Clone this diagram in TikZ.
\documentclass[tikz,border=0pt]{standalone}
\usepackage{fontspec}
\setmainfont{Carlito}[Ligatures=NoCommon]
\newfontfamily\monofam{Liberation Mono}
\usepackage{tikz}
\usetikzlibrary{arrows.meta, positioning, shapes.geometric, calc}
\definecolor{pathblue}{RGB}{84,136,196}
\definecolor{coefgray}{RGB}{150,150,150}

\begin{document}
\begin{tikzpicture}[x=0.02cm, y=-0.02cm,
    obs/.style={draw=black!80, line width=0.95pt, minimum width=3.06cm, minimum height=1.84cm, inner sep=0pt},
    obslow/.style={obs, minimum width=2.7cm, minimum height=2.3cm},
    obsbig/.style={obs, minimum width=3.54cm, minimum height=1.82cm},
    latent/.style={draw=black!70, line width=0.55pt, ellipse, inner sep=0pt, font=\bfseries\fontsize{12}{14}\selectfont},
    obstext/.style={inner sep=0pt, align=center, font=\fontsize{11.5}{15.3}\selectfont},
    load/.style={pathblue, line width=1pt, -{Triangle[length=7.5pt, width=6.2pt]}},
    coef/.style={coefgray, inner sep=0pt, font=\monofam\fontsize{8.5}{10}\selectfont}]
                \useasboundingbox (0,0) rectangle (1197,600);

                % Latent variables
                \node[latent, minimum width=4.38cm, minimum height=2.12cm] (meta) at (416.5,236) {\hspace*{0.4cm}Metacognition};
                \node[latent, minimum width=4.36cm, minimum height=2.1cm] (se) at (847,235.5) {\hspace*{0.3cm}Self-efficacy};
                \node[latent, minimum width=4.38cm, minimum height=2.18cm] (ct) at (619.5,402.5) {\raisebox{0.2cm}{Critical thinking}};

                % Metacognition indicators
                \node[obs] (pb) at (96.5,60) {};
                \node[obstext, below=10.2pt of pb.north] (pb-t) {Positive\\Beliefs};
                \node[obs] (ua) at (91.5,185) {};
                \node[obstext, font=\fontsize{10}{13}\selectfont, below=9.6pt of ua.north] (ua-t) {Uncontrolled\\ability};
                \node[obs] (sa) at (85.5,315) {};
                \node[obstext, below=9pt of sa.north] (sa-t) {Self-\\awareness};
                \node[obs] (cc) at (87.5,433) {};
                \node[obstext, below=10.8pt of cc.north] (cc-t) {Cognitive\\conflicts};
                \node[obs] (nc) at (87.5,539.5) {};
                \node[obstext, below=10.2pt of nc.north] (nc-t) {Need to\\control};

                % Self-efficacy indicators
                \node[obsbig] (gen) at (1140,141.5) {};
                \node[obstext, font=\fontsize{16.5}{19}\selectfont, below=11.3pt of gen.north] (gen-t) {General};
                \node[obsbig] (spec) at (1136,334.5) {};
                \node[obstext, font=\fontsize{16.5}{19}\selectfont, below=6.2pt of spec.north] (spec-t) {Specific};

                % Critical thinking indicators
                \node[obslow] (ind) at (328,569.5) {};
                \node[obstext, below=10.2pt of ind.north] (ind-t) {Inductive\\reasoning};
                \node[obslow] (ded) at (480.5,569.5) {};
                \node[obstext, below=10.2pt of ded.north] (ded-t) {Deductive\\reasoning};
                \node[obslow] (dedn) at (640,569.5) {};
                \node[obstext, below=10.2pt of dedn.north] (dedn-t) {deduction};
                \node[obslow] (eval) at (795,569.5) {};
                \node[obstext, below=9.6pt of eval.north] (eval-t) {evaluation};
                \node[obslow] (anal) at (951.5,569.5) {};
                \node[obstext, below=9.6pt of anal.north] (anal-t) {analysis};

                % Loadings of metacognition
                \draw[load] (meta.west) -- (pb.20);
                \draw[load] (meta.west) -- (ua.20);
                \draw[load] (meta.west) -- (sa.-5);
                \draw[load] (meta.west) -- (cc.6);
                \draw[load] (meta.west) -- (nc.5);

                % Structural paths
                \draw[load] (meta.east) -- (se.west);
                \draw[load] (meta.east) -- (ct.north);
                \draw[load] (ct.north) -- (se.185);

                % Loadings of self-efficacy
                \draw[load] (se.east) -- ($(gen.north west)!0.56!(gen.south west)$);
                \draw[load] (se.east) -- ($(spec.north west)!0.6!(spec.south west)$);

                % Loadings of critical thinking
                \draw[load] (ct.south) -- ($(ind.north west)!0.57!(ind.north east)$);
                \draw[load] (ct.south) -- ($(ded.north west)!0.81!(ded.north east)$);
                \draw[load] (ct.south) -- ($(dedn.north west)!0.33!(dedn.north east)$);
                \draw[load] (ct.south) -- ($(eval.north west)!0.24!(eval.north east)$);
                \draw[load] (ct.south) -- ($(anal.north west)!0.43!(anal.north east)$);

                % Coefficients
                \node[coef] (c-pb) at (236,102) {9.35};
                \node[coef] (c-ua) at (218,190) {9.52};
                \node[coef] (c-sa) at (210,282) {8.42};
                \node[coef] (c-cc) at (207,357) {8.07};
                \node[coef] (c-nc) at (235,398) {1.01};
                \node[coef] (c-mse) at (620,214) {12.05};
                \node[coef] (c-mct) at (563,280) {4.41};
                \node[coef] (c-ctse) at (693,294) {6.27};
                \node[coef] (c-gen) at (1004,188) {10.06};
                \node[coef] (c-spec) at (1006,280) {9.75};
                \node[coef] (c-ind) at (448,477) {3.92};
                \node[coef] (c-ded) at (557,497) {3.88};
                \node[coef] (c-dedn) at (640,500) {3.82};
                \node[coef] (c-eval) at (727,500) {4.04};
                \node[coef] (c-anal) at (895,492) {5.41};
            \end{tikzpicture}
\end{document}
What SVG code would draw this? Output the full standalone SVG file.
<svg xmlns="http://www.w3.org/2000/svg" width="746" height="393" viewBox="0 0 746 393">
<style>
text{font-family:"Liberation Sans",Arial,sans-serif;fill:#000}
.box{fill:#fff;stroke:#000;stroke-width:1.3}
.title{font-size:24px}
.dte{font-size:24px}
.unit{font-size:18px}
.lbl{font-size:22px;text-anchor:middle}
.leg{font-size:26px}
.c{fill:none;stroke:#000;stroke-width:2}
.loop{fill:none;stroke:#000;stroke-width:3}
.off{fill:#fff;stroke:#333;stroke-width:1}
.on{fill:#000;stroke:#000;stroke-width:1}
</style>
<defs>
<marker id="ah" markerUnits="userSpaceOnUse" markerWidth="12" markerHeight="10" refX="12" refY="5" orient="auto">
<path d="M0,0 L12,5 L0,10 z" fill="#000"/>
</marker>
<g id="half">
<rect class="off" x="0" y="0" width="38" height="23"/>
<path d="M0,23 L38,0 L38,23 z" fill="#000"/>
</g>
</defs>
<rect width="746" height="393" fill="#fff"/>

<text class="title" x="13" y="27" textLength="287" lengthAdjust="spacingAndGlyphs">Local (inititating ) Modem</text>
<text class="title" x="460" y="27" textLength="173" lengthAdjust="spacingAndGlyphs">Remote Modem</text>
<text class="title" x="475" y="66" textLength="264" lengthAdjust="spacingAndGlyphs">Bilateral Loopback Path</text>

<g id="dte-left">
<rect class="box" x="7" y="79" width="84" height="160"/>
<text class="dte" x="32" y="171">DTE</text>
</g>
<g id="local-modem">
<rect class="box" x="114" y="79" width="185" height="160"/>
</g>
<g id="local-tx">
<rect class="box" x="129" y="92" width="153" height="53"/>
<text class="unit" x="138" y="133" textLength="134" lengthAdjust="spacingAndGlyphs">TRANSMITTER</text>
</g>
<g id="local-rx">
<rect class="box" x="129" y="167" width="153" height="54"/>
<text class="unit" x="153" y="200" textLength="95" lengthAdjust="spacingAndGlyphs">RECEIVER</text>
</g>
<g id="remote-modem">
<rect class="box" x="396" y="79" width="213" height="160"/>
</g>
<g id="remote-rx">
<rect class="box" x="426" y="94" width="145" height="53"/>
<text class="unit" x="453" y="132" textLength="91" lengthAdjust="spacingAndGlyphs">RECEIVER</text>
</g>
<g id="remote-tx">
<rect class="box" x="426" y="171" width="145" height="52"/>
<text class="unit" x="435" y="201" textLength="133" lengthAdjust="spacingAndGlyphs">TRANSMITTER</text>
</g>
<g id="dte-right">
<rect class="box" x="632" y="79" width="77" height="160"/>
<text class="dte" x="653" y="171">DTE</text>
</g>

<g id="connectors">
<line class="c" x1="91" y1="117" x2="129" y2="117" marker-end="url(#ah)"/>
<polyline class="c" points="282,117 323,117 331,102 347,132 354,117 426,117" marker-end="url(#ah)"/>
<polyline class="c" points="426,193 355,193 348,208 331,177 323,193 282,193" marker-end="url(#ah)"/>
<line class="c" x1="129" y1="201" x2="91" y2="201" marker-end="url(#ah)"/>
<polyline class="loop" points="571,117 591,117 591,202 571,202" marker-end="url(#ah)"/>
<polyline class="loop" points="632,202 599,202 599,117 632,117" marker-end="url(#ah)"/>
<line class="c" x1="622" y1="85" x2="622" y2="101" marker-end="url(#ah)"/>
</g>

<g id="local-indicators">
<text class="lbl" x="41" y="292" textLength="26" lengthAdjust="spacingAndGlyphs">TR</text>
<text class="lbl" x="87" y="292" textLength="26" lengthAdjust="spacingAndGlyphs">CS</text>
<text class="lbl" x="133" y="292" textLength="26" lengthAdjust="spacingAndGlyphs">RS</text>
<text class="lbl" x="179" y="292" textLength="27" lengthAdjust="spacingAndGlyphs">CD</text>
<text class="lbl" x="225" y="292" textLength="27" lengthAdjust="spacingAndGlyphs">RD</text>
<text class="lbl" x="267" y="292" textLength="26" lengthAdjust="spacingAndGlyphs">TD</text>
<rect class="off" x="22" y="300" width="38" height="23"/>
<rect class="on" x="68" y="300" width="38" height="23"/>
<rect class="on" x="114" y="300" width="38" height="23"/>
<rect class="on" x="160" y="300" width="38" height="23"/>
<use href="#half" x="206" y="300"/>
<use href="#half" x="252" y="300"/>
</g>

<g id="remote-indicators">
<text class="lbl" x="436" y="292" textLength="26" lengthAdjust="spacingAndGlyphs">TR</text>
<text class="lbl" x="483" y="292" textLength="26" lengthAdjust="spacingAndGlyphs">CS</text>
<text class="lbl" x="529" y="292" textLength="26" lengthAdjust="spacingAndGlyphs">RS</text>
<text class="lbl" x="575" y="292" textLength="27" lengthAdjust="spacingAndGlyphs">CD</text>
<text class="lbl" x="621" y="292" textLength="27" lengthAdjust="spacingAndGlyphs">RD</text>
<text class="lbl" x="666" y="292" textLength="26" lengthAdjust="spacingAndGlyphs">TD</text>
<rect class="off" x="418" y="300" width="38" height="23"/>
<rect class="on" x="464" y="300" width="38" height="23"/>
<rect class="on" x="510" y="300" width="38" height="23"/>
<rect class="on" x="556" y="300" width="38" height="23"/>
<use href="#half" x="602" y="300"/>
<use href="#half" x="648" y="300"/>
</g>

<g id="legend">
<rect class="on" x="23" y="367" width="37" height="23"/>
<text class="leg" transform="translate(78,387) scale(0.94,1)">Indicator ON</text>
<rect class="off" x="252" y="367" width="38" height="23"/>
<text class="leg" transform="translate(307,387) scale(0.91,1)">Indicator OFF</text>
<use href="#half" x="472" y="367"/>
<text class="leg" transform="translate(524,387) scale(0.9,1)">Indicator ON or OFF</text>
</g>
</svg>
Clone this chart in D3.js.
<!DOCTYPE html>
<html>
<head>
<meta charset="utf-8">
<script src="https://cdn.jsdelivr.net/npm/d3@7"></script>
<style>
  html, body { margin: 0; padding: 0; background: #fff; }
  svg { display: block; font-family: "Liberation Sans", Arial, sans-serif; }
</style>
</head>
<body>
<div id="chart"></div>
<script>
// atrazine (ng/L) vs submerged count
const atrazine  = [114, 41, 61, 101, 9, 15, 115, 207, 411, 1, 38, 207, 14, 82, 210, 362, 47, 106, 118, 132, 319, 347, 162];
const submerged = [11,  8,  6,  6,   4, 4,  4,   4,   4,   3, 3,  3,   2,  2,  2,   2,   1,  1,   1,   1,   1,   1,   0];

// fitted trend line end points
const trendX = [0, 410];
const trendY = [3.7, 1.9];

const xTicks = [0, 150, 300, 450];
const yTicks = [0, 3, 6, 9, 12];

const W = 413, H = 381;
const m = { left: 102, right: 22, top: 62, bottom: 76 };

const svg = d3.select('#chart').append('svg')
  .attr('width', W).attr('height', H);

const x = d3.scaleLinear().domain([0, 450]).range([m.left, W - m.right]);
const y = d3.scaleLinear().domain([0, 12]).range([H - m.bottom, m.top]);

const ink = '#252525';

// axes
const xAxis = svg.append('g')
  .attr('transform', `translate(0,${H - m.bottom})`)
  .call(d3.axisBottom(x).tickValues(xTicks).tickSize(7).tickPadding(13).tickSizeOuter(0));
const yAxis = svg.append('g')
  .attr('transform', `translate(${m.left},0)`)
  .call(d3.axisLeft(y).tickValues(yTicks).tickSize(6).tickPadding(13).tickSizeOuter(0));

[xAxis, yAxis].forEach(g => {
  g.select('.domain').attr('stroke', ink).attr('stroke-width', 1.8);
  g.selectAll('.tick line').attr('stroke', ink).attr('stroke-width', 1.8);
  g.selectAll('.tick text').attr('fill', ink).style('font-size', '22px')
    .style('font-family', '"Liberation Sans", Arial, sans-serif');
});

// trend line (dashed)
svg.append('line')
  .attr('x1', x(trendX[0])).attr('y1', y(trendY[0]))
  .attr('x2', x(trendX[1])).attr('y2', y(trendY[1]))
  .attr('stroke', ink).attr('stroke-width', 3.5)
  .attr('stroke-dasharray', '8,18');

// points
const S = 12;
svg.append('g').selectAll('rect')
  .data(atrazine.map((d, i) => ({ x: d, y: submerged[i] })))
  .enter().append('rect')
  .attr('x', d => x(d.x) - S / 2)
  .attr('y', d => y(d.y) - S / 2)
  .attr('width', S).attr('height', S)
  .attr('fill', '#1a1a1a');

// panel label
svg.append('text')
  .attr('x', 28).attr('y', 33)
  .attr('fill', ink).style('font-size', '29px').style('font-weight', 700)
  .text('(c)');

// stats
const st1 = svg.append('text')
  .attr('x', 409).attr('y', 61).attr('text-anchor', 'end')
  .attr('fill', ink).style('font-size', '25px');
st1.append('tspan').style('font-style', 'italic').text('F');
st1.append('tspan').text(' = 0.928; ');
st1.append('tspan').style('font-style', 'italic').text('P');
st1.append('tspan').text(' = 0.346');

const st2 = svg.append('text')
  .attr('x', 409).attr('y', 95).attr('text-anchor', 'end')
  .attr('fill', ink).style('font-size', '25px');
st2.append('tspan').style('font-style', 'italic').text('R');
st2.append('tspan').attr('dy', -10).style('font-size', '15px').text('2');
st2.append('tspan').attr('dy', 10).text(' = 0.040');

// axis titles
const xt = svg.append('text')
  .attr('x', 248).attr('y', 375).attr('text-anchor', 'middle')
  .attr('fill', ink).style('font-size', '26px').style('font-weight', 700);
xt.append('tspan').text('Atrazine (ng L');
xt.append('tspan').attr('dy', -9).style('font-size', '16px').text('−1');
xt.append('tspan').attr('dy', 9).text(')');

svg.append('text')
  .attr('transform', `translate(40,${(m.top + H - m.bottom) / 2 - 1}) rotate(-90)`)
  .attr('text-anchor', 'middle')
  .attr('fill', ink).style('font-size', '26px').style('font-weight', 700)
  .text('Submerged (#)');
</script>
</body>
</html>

^^^^

* _Given task_:
Return only the lines from the beginning of the material up to and including the line with "(0,0) rectangle (1197,600);", exactly as written.

* _In response_:
Clone this diagram in TikZ.
\documentclass[tikz,border=0pt]{standalone}
\usepackage{fontspec}
\setmainfont{Carlito}[Ligatures=NoCommon]
\newfontfamily\monofam{Liberation Mono}
\usepackage{tikz}
\usetikzlibrary{arrows.meta, positioning, shapes.geometric, calc}
\definecolor{pathblue}{RGB}{84,136,196}
\definecolor{coefgray}{RGB}{150,150,150}

\begin{document}
\begin{tikzpicture}[x=0.02cm, y=-0.02cm,
    obs/.style={draw=black!80, line width=0.95pt, minimum width=3.06cm, minimum height=1.84cm, inner sep=0pt},
    obslow/.style={obs, minimum width=2.7cm, minimum height=2.3cm},
    obsbig/.style={obs, minimum width=3.54cm, minimum height=1.82cm},
    latent/.style={draw=black!70, line width=0.55pt, ellipse, inner sep=0pt, font=\bfseries\fontsize{12}{14}\selectfont},
    obstext/.style={inner sep=0pt, align=center, font=\fontsize{11.5}{15.3}\selectfont},
    load/.style={pathblue, line width=1pt, -{Triangle[length=7.5pt, width=6.2pt]}},
    coef/.style={coefgray, inner sep=0pt, font=\monofam\fontsize{8.5}{10}\selectfont}]
                \useasboundingbox (0,0) rectangle (1197,600);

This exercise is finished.